For the Most High knows all that may be known.

The rubric or direction on the bottom of page 258 (BCP, Cdn.) explains today’s readings. Sometimes the Trinity Season runs beyond twenty-four Sundays, sometimes less, so what happens when it runs over? It is a question about the distribution of the Sundays and about the appointment of the readings. There is a wonderful logic to the way in which the Trinity Season and the Epiphany Season complement one another, the one longer or shorter as the case may be. This year the Trinity Season runs to twenty-five Sundays. In the New Year, Epiphany Season will run to five Sundays. Note that from the rubric, what is read today are the readings appointed for The Sixth Sunday after Epiphany. Thus there will be no duplication just a marvellous liturgical and scriptural sensitivity through which time is continually gathered into eternity.

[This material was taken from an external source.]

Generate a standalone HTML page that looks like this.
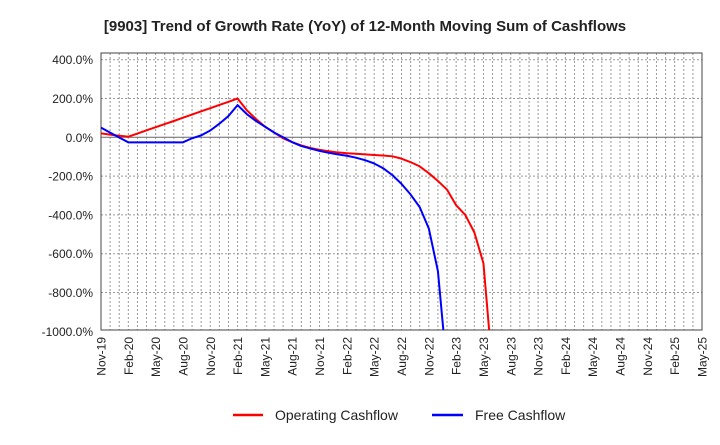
<!DOCTYPE html>
<html><head><meta charset="utf-8"><style>
body{margin:0;background:#fff;font-family:"Liberation Sans",Arial,sans-serif;}
svg text{font-family:"Liberation Sans",Arial,sans-serif;}
</style></head><body>
<svg id="c" width="720" height="440" xmlns="http://www.w3.org/2000/svg">
<text x="365" y="31" text-anchor="middle" font-size="15" font-weight="bold" fill="#222">[9903]  Trend of Growth Rate (YoY) of 12-Month Moving Sum of Cashflows</text>
<g id="grid"></g><g id="axes"></g><g id="series"></g>
<g>
<line x1="233" y1="415" x2="263" y2="415" stroke="#f00" stroke-width="2.5"/>
<text x="275" y="420" font-size="14" fill="#222">Operating Cashflow</text>
<line x1="432" y1="415" x2="463" y2="415" stroke="#00f" stroke-width="2.5"/>
<text x="475" y="420" font-size="14" fill="#222">Free Cashflow</text>
</g>
</svg>
<script>
const xLabels=["Nov-19","Feb-20","May-20","Aug-20","Nov-20","Feb-21","May-21","Aug-21","Nov-21","Feb-22","May-22","Aug-22","Nov-22","Feb-23","May-23","Aug-23","Nov-23","Feb-24","May-24","Aug-24","Nov-24","Feb-25","May-25"];
const yTicks=[400,200,0,-200,-400,-600,-800,-1000];
const operating=[20,14,8,3,19,36,52,68,84,101,117,134,150,167,183,200,140,95,55,25,-5,-25,-42,-55,-65,-72,-78,-82,-85,-88,-91,-94,-98,-110,-128,-150,-185,-225,-270,-350,-400,-490,-650,-1200];
const free=[50,24,-1,-26,-26,-26,-26,-26,-26,-26,-5,10,35,70,110,166,120,85,55,25,0,-25,-45,-58,-70,-80,-88,-95,-105,-118,-135,-160,-195,-240,-295,-360,-470,-690,-1200];
const L=101,R=702,T=53,B=330,months=66;
const X=i=>L+i*(R-L)/months;
const Y=v=>137.3-v*(38.8/200);
const ns="http://www.w3.org/2000/svg";
function mk(t,a,p){const e=document.createElementNS(ns,t);for(const k in a)e.setAttribute(k,a[k]);p.appendChild(e);return e;}
const grid=document.getElementById('grid'),axes=document.getElementById('axes'),ser=document.getElementById('series');
for(let m=1;m<months;m++){const l=mk('line',{x1:X(m),x2:X(m),y1:T,y2:B,stroke:'#999','stroke-dasharray':'2,2','stroke-width':1},grid);

}
yTicks.forEach(v=>{const y=Y(v);
if(v!==0&&v!==-1000){const g=mk('line',{x1:L,x2:R,y1:y,y2:y,stroke:'#999','stroke-dasharray':'2,2'},grid);

}
const t=mk('text',{x:93,y:y+4.5,'text-anchor':'end','font-size':12,fill:'#222'},axes);t.textContent=v.toFixed(1)+'%';

});
const z=mk('line',{x1:L,x2:R,y1:Y(0),y2:Y(0),stroke:'#666','stroke-width':1},grid);


const fr=mk('rect',{x:L,y:T,width:R-L,height:B-T,fill:'none',stroke:'#444','stroke-width':1},axes);


xLabels.forEach((s,i)=>{const x=X(i*3)+4.5;const t=mk('text',{x:0,y:0,transform:`translate(${x},337) rotate(-90)`,'text-anchor':'end','font-size':12,fill:'#222'},axes);t.textContent=s;

});
const clip=mk('clipPath',{id:'cp'},document.getElementById('c'));mk('rect',{x:L,y:T,width:R-L,height:B-T},clip);
function line(d,c,name){const p=mk('polyline',{points:d.map((v,i)=>X(i)+','+Y(v)).join(' '),fill:'none',stroke:c,'stroke-width':2,'clip-path':'url(#cp)','stroke-linejoin':'round'},ser);

}
line(operating,'#f00','operating-cashflow-line');
line(free,'#00f','free-cashflow-line');
</script>
</body></html>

These provisions are a post-Cranmerian development. They belong to the work of John Cosin, the Bishop of Durham, who in the middle of the 17th century undertook to make provisions for what was missing for certain Sundays in some years in the lectio divina, the divine reading of Scripture at Mass on Sundays. He appointed readings for the 5th and the 6th Sundays after Epiphany, a season which like the Trinity Season is variable in length owing to the movable date of Easter, which would also serve as the readings for the 25th and 26th Sundays after Trinity when needed. In other words, they do double duty. And, taking his cue from Cranmer, he composed the Collects as based on the Scriptural texts chosen for those Sundays. You can see how this morning’s Collect draws explicitly upon the Epistle and the Gospel. All this offers a wonderful theological insight into the reason for our reading the passages appointed for The Sixth Sunday after Epiphany on The Twenty-fifth Sunday after Trinity. They bring us to next Sunday, The Sunday Next Before Advent.

How appropriate because we hear in the Gospel reading that “they shall see the Son of Man coming in the clouds of heaven, with power and great glory.” That signals an Advent theme captured in the Advent Hymn, “Lo, he comes with clouds descending” (Hymn # 60).